In an ideal world, we ought to have made our decisions aided by fine wines and then we should have tossed coins to decide between my topics. Instead, we ate camembert and crackers and contemplated such issues as costuming and sexiness of period/place. A couple of additional topics were added to my list, but almost as quickly jettisoned. In fact, after a very short time, everyone agreed on three possible cuisines. We sorted them in order of preference and I was sent off to work out how easy it would be to work out a menu for our sexiest and most costumable (since naturally it was the one that fell least within my food history knowledge).

I got home and cheated totally. I emailed Janet, who knows menus. She solved my problems almost instantly. I’m saved three days work. Right now, I’m waiting to see if the Chair approves my solutions and if I can start to talk about the theme.

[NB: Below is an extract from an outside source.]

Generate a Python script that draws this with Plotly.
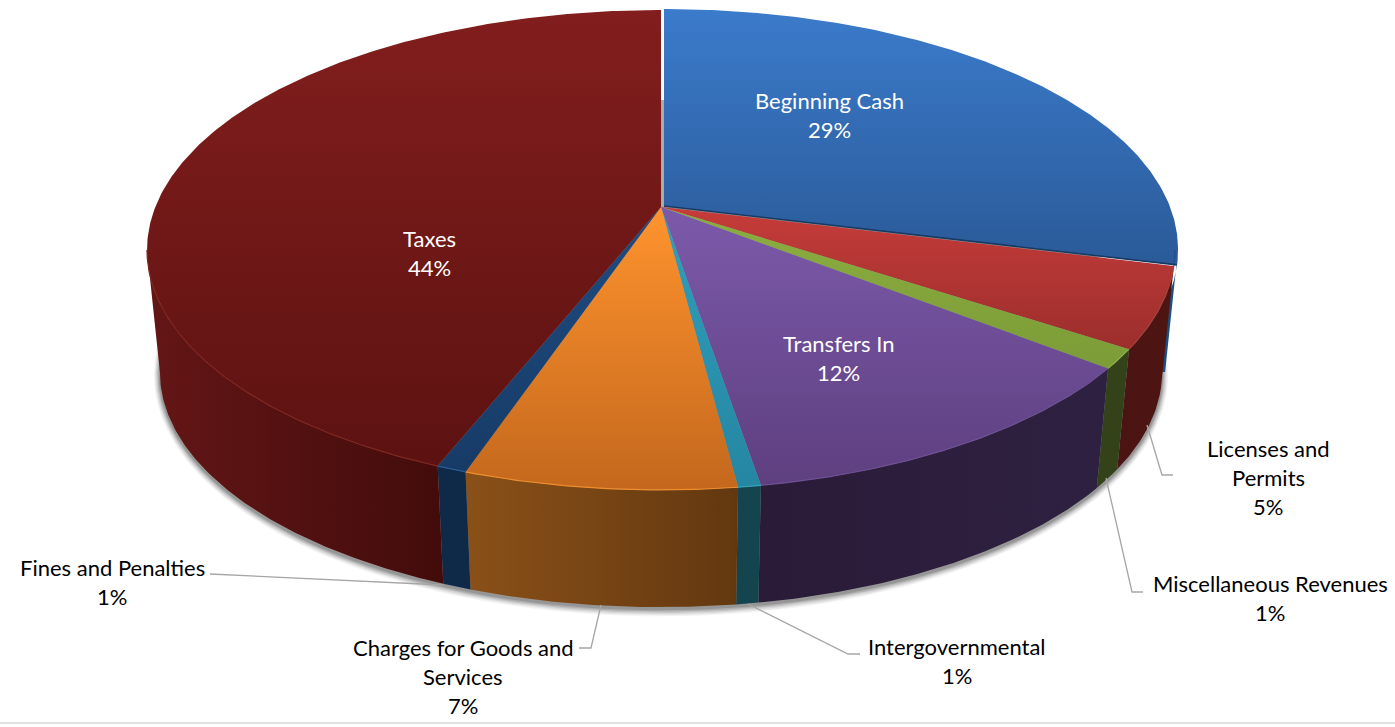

I may hear tomorrow, or I may hear next week. I may be restricted from naming the subject of this delectable menu until the first progress report goes out. That’s the trouble with instant results: they still need processing. I’m sorry about you having to wait. To help you get through this difficult period, let me give you those scrummy recipes we didn’t use for the Regency banquet.

Negus

Make a syrup by boiling for 5 minutes:
2 1/2 cups sugar
1 1/4 cups water
4 dozen whole cloves
6 sticks cinnamon
3 crushed nutmegs
Peel of 3 lemons, 2 oranges

Strain syrup. Add 4 cups hot lemon or lime juice. Heat well and add 4 bottles Madeira or port.

Serve very hot with slices of lemon.

Windsor Syllabub

1 bottle of sweet sherry (750 ml)
6 dessertspoons raw sugar
1 ½ teaspoons nutmeg
1 teaspoon of cloves
Whisk
Add 1200 ml milk and 300 ml cream. Mix well and serve.